#CryptoCPIWatch US CPI Report: Cooling Inflation or Lingering Pressure? Implications for Markets & Crypto

Summary Highlights:

February CPI expected at 2.9% YoY (vs. 3.0% in January); Core CPI forecasted at 3.2% (down from 3.3%).

Market focus on how this shapes the Fed's interest rate outlook.

Crypto, stocks, and USD expected to react sharply to the inflation print.

Inflation Data: Cooling, But Uncertainty Lingers

The BLS will release February’s CPI report Wednesday at 12:30 GMT. Headline inflation is forecasted to ease slightly, with Core CPI also expected to dip—marking the first joint decline since July 2024. Monthly projections show both metrics rising 0.3%.

Fed Policy on the Line

A softer CPI may encourage rate cuts by mid-year, while hotter inflation could force the Fed to stay hawkish.
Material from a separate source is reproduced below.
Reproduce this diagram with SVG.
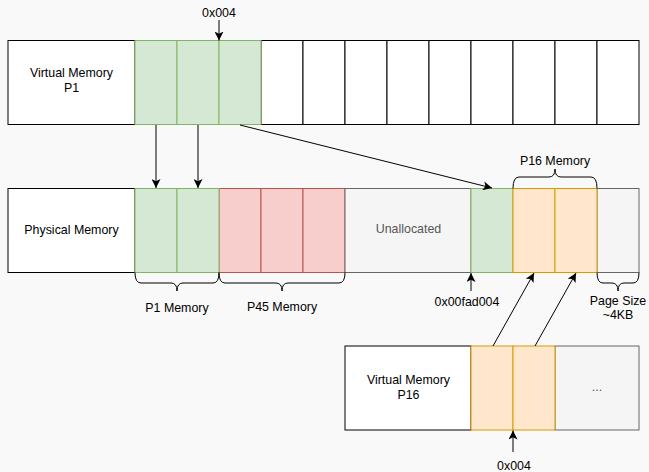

Markets currently price in 85bps of cuts in 2025.

Market Scenarios:

CPI < 2.9%: Rate cuts likely; USD weakens; crypto and stocks rally.

CPI > 3.0%: Fed stays cautious; USD strengthens; risk assets fall.

Trade Risks Cloud Outlook

Trump’s renewed tariffs on China, Canada, and Mexico may push import costs higher, creating inflationary risks and complicating Fed decisions.

Crypto on Edge

Crypto remains volatile ahead of the report:

BTC: $82,185 (+0.57%)

ETH: $1,889 (-1.75%)

XRP: +1.6%, DOGE: +2.5%

Fund outflows continue ($876M last week), signaling risk-off sentiment.

Bottom Line:

While inflation is easing, policy uncertainty and geopolitical factors could prolong volatility. The CPI print will be pivotal for shaping Fed policy, the dollar, and the path forward for crypto and equity markets.